For a long while, I felt my short story "Beneath a Persian Sun" was the finest thing I had written, but over the last year or so I've come to find many faults with the tale. I still think it's a good story, but it could stand to be rewritten. Though I'll never do that. From time to time I make minor corrections in all of my works, but I never go back and do a major rewriting once something has been published.

Of late, I've been feeling pretty good about a short story of mine that has yet to be published, titled "Daedalus Reborn." It should be available sometime next year in an anthology, but I won't say anything further about it other than the editor was quite pleased with my little tale.

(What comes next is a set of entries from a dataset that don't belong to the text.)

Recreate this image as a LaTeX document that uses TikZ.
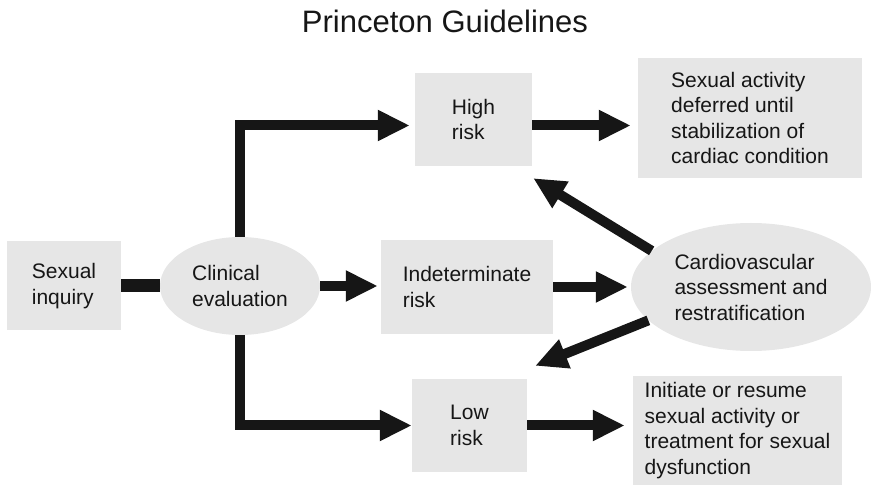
\documentclass[tikz,border=0pt]{standalone}
\usepackage{fontspec}
\setmainfont{Liberation Sans}
\usetikzlibrary{arrows.meta,shapes.geometric,calc}
\definecolor{boxgray}{HTML}{E6E6E6}
\definecolor{ink}{HTML}{161616}
\begin{document}
\begin{tikzpicture}[x=1pt,y=-1pt,
  every node/.style={font=\fontsize{21}{25.5}\selectfont, text=ink, inner sep=0pt},
  box/.style={rectangle, fill=boxgray, align=left},
  oval/.style={ellipse, fill=boxgray, align=left},
  flow/.style={draw=ink, line width=10pt, -{Triangle[length=32pt,width=29pt]}},
  link/.style={draw=ink, line width=13pt}]
\useasboundingbox (0,0) rectangle (871,486);

% title
\node[anchor=base] (title) at (445,33) {\fontsize{31}{36}\selectfont Princeton Guidelines};

% boxes and ovals
\node[box, minimum width=114pt, minimum height=89pt] (inq) at (64,286) {Sexual\\inquiry};
\node[oval, minimum width=160pt, minimum height=98pt] (clin) at (240,286) {Clinical\\evaluation};
\node[box, minimum width=117pt, minimum height=93pt] (high) at (473.5,119.5) {High\\risk};
\node[box, minimum width=224pt, minimum height=120pt] (sa) at (750,118) {Sexual activity\\deferred until\\stabilization of\\cardiac condition};
\node[box, minimum width=172pt, minimum height=94pt] (indet) at (467,287) {Indeterminate\\risk};
\node[oval, minimum width=240pt, minimum height=128pt] (cv) at (751,287) {Cardiovascular\\assessment and\\restratification};
\node[box, minimum width=115pt, minimum height=93pt] (low) at (469.5,425.5) {Low\\risk};
\node[box, minimum width=209pt, minimum height=109pt] (init) at (737.5,430.5) {Initiate or resume\\sexual activity or\\treatment for sexual\\dysfunction};

% connectors
\draw[link] (inq.east) -- (clin.west);
\draw[flow, shorten >=5pt] (clin.north) |- ([yshift=-6pt]high.west);
\draw[flow] (clin.south) |- (low.west);
\draw[flow, shorten >=3pt] (clin.east) -- (clin.east -| indet.west);
\draw[flow, shorten >=3pt] (indet.east) -- (indet.east -| cv.west);
\draw[flow, shorten >=7pt] ([yshift=-6pt]high.east) -- ([yshift=-6pt]high.east -| sa.west);
\draw[flow, shorten >=8pt] (low.east) -- (low.east -| init.west);
\draw[flow] (cv.160) -- ([xshift=1pt,yshift=-12pt]high.south east);
\draw[flow] (cv.198) -- ([xshift=8pt,yshift=13pt]low.north east);
\end{tikzpicture}
\end{document}
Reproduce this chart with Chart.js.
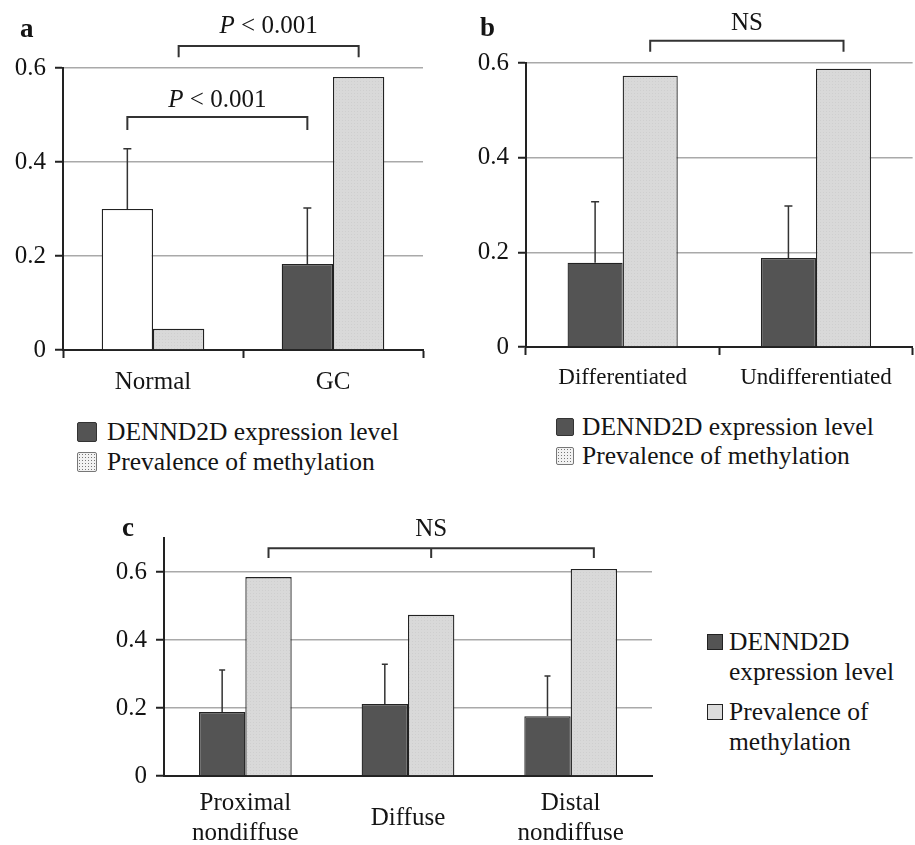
<!DOCTYPE html>
<html>
<head>
<meta charset="utf-8">
<script src="https://cdn.jsdelivr.net/npm/chart.js@4.4.1/dist/chart.umd.min.js"></script>
<style>
  body { margin: 0; background: #fff; }
  #page { position: relative; width: 915px; height: 845px; font-family: 'Liberation Serif', 'Times New Roman', 'DejaVu Serif', serif; color: #141414; }
  canvas { position: absolute; }
  .tag { position: absolute; font-weight: bold; font-size: 27px; line-height: 27px; }
  .legend { position: absolute; font-size: 25.5px; }
  .row { display: flex; align-items: center; white-space: nowrap; }
  .box { display: inline-block; box-sizing: border-box; flex: none; }
  .dark { background: #545454; border: 1.5px solid #333; border-radius: 2px; }
  .dots { background-color: #f2f2f2; border: 1.5px solid #777; border-radius: 2px;
          background-image: radial-gradient(#777 0.8px, transparent 1px); background-size: 3px 3px; }
  .darkc { background: #545454; border: 1px solid #222; }
  .lightc { background: #dcdcdc; border: 1px solid #222; }
</style>
</head>
<body>
<div id="page">
  <canvas id="chartA" width="450" height="400" style="left:0;top:0"></canvas>
  <canvas id="chartB" width="455" height="395" style="left:460px;top:0"></canvas>
  <canvas id="chartC" width="560" height="345" style="left:100px;top:500px"></canvas>

  <div class="tag" style="left:20px;top:15px">a</div>
  <div class="tag" style="left:480px;top:14px">b</div>
  <div class="tag" style="left:122px;top:514px">c</div>

  <div class="legend" style="left:77px;top:417px;line-height:30px">
    <div class="row"><span class="box dark" style="width:20px;height:20px;margin-right:10px"></span>DENND2D expression level</div>
    <div class="row"><span class="box dots" style="width:20px;height:20px;margin-right:10px"></span>Prevalence of methylation</div>
  </div>
  <div class="legend" style="left:556px;top:412px;line-height:29px">
    <div class="row"><span class="box dark" style="width:18px;height:18px;margin-right:8px"></span>DENND2D expression level</div>
    <div class="row"><span class="box dots" style="width:18px;height:18px;margin-right:8px"></span>Prevalence of methylation</div>
  </div>
  <div class="legend" style="left:707px;top:627px;line-height:30px">
    <div class="row" style="align-items:flex-start"><span class="box darkc" style="width:16px;height:16px;margin:7px 6px 0 0"></span><span>DENND2D<br>expression level</span></div>
    <div class="row" style="align-items:flex-start;margin-top:10px"><span class="box lightc" style="width:16px;height:16px;margin:7px 6px 0 0"></span><span>Prevalence of<br>methylation</span></div>
  </div>
</div>

<script>
// Panel a: normal mucosa vs gastric cancer
const labelsA = ['Normal', 'GC'];
const exprA = [0.30, 0.183];
const exprErrA = [0.128, 0.119];
const methA = [0.045, 0.581];

// Panel b: differentiation
const labelsB = ['Differentiated', 'Undifferentiated'];
const exprB = [0.178, 0.188];
const exprErrB = [0.129, 0.110];
const methB = [0.573, 0.588];

// Panel c: location
const labelsC = [['Proximal', 'nondiffuse'], 'Diffuse', ['Distal', 'nondiffuse']];
const exprC = [0.188, 0.212, 0.176];
const exprErrC = [0.124, 0.117, 0.118];
const methC = [0.585, 0.474, 0.609];

const FONT = "'Liberation Serif', 'Times New Roman', 'DejaVu Serif', serif";
const DARK = '#545454';
const INK = '#222';

// light dotted fill used for the methylation bars
const lightFill = (canvas) => {
  const tile = document.createElement('canvas');
  tile.width = 3; tile.height = 3;
  const t = tile.getContext('2d');
  t.fillStyle = '#d9d9d9'; t.fillRect(0, 0, 3, 3);
  t.fillStyle = '#cfcfcf'; t.fillRect(0, 0, 1, 1);
  return canvas.getContext('2d').createPattern(tile, 'repeat');
};

const errorBars = {
  id: 'errorBars',
  afterDatasetsDraw(chart, args, opts) {
    const { ctx } = chart;
    const y = chart.scales.y;
    chart.data.datasets.forEach((ds, i) => {
      if (!ds.errors) return;
      chart.getDatasetMeta(i).data.forEach((bar, j) => {
        const top = y.getPixelForValue(ds.data[j] + ds.errors[j]);
        ctx.save();
        ctx.strokeStyle = '#333';
        ctx.lineWidth = 1.5;
        ctx.beginPath();
        ctx.moveTo(bar.x, bar.y);
        ctx.lineTo(bar.x, top);
        ctx.moveTo(bar.x - opts.cap, top);
        ctx.lineTo(bar.x + opts.cap, top);
        ctx.stroke();
        ctx.restore();
      });
    });
  }
};

const brackets = {
  id: 'brackets',
  afterDraw(chart, args, opts) {
    const { ctx } = chart;
    const y = chart.scales.y;
    const xOf = ([d, i]) => chart.getDatasetMeta(d).data[i].x;
    opts.items.forEach((b) => {
      const xs = b.at.map(xOf);
      const x0 = xs[0], x1 = xs[xs.length - 1];
      const yTop = y.getPixelForValue(b.level);
      const yLeg = y.getPixelForValue(b.leg);
      ctx.save();
      ctx.strokeStyle = '#333';
      ctx.lineWidth = 2;
      ctx.beginPath();
      ctx.moveTo(x0, yLeg);
      ctx.lineTo(x0, yTop);
      ctx.lineTo(x1, yTop);
      ctx.lineTo(x1, yLeg);
      xs.slice(1, -1).forEach((x) => { ctx.moveTo(x, yTop); ctx.lineTo(x, yLeg); });
      ctx.stroke();

      // label, with optional italic parts
      const fonts = b.text.map((p) => (p[1] ? 'italic ' : '') + '25px ' + FONT);
      const widths = b.text.map((p, k) => { ctx.font = fonts[k]; return ctx.measureText(p[0]).width; });
      let x = (x0 + x1) / 2 - widths.reduce((s, w) => s + w, 0) / 2;
      const ty = y.getPixelForValue(b.textAt);
      ctx.fillStyle = '#141414';
      ctx.textBaseline = 'middle';
      ctx.textAlign = 'left';
      b.text.forEach((p, k) => { ctx.font = fonts[k]; ctx.fillText(p[0], x, ty); x += widths[k]; });
      ctx.restore();
    });
  }
};

function panel(id, o) {
  const canvas = document.getElementById(id);
  return new Chart(canvas, {
    type: 'bar',
    data: {
      labels: o.labels,
      datasets: [
        {
          label: 'DENND2D expression level',
          data: o.expr,
          errors: o.err,
          backgroundColor: o.exprColors,
          borderColor: INK,
          borderWidth: 1.3,
          categoryPercentage: 0.57,
          barPercentage: 1,
        },
        {
          label: 'Prevalence of methylation',
          data: o.meth,
          backgroundColor: lightFill(canvas),
          borderColor: INK,
          borderWidth: 1.3,
          categoryPercentage: 0.57,
          barPercentage: 1,
        },
      ],
    },
    options: {
      responsive: false,
      animation: false,
      events: [],
      layout: { padding: o.padding },
      plugins: {
        legend: { display: false },
        tooltip: { enabled: false },
        errorBars: { cap: o.cap },
        brackets: { items: o.brackets },
      },
      scales: {
        x: {
          grid: {
            offset: true,
            drawOnChartArea: false,
            tickLength: 8,
            tickWidth: 2,
            tickColor: o.xTicks ? INK : 'rgba(0,0,0,0)',
          },
          border: { color: INK, width: 2 },
          ticks: {
            color: '#141414',
            font: { family: FONT, size: o.xFont },
            padding: o.xPad,
            maxRotation: 0,
            autoSkip: false,
            crossAlign: 'center',
          },
          afterFit: (s) => { s.height = o.xHeight; },
        },
        y: {
          min: 0,
          max: o.max,
          ticks: {
            stepSize: 0.2,
            includeBounds: false,
            color: '#141414',
            font: { family: FONT, size: 25 },
            padding: 9,
            callback: (v) => (v === 0 ? '0' : v.toFixed(1)),
          },
          grid: {
            color: (c) => (c.tick && c.tick.value === 0 ? 'rgba(0,0,0,0)' : '#a9a9a9'),
            lineWidth: 1.5,
            tickColor: INK,
            tickLength: 8,
            tickWidth: 2,
          },
          border: { color: INK, width: 2 },
          afterFit: (s) => { s.width = o.yWidth; },
        },
      },
    },
    plugins: [errorBars, brackets],
  });
}

const P = [['P', true], [' < 0.001', false]];

panel('chartA', {
  labels: labelsA, expr: exprA, err: exprErrA, meth: methA,
  exprColors: ['#ffffff', DARK],
  max: 0.6, yWidth: 63, xHeight: 50, xFont: 25, xPad: 24, xTicks: true, cap: 4,
  padding: { left: 0, top: 68, right: 27, bottom: 0 },
  brackets: [
    { at: [[0, 0], [0, 1]], level: 0.496, leg: 0.468, textAt: 0.532, text: P },
    { at: [[1, 0], [1, 1]], level: 0.647, leg: 0.623, textAt: 0.689, text: P },
  ],
});

panel('chartB', {
  labels: labelsB, expr: exprB, err: exprErrB, meth: methB,
  exprColors: DARK,
  max: 0.6, yWidth: 66, xHeight: 48, xFont: 23, xPad: 23, xTicks: true, cap: 4,
  padding: { left: 0, top: 63, right: 1, bottom: 0 },
  brackets: [
    { at: [[1, 0], [1, 1]], level: 0.647, leg: 0.624, textAt: 0.683, text: [['NS', false]] },
  ],
});

panel('chartC', {
  labels: labelsC, expr: exprC, err: exprErrC, meth: methC,
  exprColors: DARK,
  max: 0.7, yWidth: 64, xHeight: 69, xFont: 25, xPad: 19, xTicks: false, cap: 3,
  padding: { left: 0, top: 38, right: 8, bottom: 0 },
  brackets: [
    { at: [[1, 0], [1, 1], [1, 2]], level: 0.67, leg: 0.641, textAt: 0.726, text: [['NS', false]] },
  ],
});
</script>
</body>
</html>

It's funny for a writer to look back on works he or she penned years in the past. I cringe when I look into my earliest novels, yet those are the ones that sell the best for me. On the other hand, for a while I was somewhat disappointed with my fantasy novel Demon Chains, mainly because I remember feeling burned out from reading and writing so much epic fantasy at the time (I went straight from writing Ghosts of the Asylum into writing Demon Chains, something I normally do not do for fear of becoming burned out on a genre). But as I've looked back, I find Demon Chains isn't so bad of a novel, though I don't think it's my best. Sales for Demon Chains are decent, and usually better than Ghosts of the Asylum.

I've heard other writers say they cannot judge their own works fairly, and I've come to the conclusion there's some truth to this. Though I tend to think of Ghosts of the Asylum as my strongest fantasy novel, it is also the least selling of all my fantasy novels. So, I can't judge.

Which of my novels is my best?

I couldn't tell you.

I can't judge. I don't always love all my children, but I don't hate any of them through and through.

2 comments:

Charles Gramlich said...

I have my opinions on my own work as well. The wide differences in genres make it hard to make some decisions. like, my best horror story versus my best fantasy tale. Hard to compare.

Ty said...

Charles, that's a problem I run into as well, trying to make comparisons between the various genres I write. I don't have as much difficulty comparing horror to fantasy, but that's because I work within the two as if they are the same genre (speculative), though I can't approach science fiction in the same manner.